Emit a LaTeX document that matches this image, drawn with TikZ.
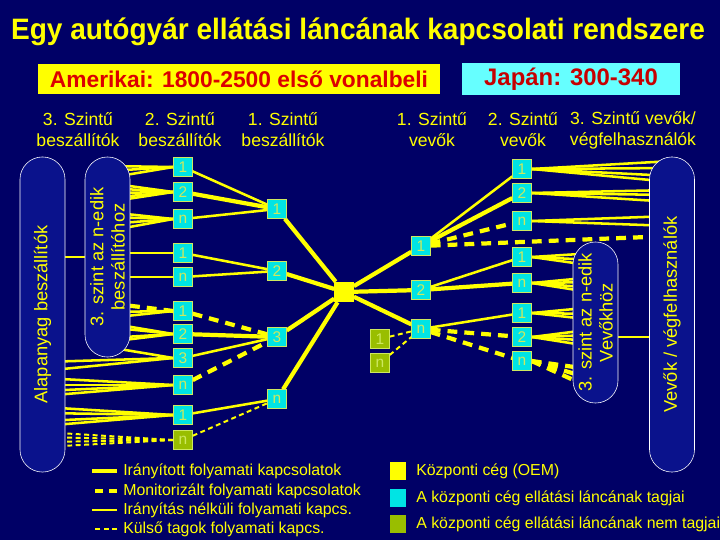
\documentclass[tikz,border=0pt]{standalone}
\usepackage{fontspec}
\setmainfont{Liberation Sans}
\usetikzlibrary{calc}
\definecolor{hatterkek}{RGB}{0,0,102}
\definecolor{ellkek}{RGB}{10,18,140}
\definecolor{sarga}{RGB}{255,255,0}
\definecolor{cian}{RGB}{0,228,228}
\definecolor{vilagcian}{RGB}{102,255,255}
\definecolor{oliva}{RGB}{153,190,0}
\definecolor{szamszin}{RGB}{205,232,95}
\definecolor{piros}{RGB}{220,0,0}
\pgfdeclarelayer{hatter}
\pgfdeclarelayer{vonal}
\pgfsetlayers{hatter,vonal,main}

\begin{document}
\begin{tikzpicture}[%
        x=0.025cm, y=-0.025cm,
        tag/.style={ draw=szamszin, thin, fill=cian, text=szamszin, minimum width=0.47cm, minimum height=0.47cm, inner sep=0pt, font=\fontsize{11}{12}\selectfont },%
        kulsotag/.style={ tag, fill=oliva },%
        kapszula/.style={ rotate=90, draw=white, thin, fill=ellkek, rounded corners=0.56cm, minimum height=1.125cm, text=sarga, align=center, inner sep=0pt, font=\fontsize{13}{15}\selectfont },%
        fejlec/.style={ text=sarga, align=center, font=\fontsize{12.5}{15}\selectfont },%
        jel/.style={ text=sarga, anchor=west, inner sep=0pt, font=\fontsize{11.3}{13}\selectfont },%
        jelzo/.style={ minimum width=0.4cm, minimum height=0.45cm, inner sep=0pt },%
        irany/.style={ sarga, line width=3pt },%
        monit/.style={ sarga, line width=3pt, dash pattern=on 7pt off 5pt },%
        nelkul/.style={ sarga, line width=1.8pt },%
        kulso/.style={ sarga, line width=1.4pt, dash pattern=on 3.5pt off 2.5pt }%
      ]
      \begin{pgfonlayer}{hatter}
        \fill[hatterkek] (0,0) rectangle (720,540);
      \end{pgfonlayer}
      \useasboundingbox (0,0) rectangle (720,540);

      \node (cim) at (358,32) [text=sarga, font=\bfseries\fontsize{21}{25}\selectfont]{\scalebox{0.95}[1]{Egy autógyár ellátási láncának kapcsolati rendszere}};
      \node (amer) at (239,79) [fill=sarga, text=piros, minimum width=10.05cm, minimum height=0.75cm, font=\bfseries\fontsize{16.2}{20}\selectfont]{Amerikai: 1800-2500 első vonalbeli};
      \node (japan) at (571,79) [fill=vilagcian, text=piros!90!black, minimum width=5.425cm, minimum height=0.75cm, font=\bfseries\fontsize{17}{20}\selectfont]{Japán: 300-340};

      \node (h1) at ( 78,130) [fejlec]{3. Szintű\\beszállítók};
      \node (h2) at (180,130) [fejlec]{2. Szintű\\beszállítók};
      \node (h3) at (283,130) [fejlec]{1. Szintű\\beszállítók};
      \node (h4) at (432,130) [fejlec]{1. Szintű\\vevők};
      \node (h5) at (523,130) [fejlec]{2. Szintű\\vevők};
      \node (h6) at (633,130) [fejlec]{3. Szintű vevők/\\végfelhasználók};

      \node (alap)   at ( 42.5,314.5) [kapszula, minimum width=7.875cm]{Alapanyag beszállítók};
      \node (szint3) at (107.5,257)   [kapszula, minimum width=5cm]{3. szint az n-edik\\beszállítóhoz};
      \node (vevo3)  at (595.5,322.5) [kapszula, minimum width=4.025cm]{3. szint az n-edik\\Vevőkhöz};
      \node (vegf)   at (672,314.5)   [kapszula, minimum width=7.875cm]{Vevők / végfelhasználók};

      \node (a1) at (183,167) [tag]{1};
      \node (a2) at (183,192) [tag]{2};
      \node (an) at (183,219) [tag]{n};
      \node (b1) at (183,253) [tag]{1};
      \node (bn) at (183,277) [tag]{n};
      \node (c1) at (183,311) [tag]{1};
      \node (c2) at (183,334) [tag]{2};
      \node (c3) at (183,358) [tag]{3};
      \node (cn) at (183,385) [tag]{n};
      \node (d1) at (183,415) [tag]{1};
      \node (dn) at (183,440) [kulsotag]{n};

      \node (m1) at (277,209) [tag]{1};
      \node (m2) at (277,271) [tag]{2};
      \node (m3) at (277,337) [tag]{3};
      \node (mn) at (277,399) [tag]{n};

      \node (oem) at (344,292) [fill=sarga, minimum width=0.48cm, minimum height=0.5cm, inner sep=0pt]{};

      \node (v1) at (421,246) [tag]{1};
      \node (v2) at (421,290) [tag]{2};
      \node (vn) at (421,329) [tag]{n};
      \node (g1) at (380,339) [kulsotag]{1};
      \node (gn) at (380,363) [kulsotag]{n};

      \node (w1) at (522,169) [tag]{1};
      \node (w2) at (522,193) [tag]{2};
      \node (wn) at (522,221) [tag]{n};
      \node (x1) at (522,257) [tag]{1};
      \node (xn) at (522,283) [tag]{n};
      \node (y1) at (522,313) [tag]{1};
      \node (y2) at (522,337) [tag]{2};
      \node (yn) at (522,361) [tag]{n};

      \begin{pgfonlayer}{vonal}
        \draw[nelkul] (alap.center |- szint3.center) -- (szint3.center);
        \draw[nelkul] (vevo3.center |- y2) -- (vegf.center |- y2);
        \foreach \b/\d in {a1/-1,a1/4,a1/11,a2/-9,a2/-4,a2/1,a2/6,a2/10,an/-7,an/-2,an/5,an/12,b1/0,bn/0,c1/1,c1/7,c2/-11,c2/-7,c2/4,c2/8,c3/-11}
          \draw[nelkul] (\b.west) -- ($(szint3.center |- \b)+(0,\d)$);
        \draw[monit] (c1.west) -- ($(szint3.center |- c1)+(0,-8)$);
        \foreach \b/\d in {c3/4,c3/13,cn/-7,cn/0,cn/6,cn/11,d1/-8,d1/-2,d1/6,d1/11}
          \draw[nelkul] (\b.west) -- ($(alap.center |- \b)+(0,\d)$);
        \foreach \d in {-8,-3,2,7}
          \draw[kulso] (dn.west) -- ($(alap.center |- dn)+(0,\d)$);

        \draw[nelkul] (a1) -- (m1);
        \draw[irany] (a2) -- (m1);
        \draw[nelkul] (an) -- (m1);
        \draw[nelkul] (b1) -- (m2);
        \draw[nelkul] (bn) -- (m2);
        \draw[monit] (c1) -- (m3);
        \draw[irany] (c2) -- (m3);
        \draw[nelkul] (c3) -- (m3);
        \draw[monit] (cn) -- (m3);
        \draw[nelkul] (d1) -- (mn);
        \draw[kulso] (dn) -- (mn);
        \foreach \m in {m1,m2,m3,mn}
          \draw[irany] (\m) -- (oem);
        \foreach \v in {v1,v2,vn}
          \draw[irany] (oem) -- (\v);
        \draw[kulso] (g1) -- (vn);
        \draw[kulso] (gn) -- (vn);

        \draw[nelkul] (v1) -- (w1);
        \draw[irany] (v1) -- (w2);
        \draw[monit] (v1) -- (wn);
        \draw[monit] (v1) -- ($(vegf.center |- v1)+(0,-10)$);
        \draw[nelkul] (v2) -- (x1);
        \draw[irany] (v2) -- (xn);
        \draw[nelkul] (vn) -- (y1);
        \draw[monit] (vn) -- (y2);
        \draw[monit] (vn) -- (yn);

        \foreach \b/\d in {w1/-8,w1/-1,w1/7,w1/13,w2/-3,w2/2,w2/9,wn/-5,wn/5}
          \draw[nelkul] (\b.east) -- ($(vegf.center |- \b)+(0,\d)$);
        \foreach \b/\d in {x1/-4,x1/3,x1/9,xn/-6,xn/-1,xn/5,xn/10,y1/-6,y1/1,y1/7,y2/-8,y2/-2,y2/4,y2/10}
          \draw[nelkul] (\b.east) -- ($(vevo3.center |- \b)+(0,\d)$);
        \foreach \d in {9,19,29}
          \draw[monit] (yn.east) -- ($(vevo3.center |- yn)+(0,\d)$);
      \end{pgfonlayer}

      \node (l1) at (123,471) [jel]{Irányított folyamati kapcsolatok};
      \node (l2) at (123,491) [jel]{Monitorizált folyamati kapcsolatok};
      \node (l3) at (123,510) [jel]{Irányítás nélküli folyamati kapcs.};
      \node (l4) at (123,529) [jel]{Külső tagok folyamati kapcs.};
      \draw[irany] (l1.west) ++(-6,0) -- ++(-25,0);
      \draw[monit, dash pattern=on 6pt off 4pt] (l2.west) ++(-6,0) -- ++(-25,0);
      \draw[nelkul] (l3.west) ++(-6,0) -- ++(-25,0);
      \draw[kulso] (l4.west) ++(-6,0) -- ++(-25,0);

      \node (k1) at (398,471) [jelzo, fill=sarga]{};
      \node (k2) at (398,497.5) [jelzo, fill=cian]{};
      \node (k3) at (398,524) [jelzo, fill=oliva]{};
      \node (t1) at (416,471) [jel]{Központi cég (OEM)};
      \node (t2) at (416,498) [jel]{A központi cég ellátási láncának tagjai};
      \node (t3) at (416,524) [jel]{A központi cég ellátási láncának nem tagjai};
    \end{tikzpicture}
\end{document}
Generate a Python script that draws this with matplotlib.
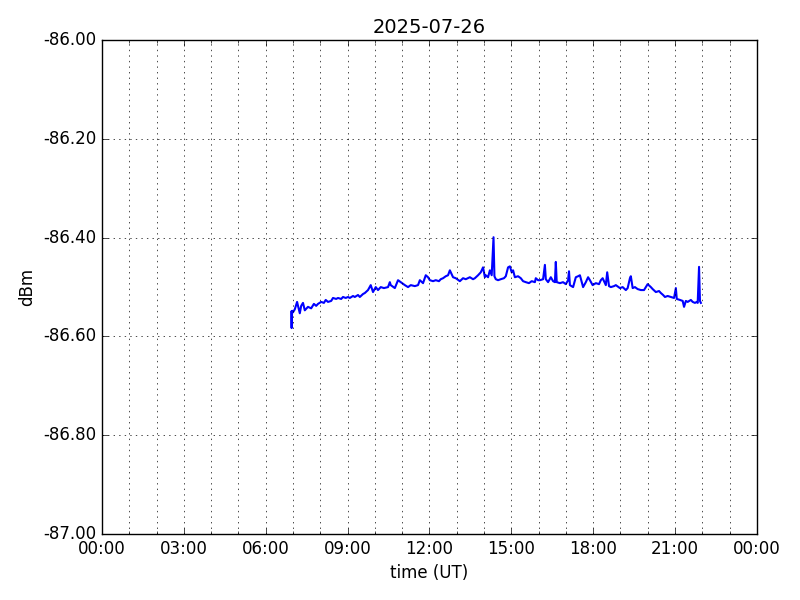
****************
[STATED TASK] Every line containing the string "this" must be listed.

[SOLVED EXERCISE]
Emit a LaTeX document that matches this image, drawn with TikZ.
Generate a Python script that draws this with matplotlib.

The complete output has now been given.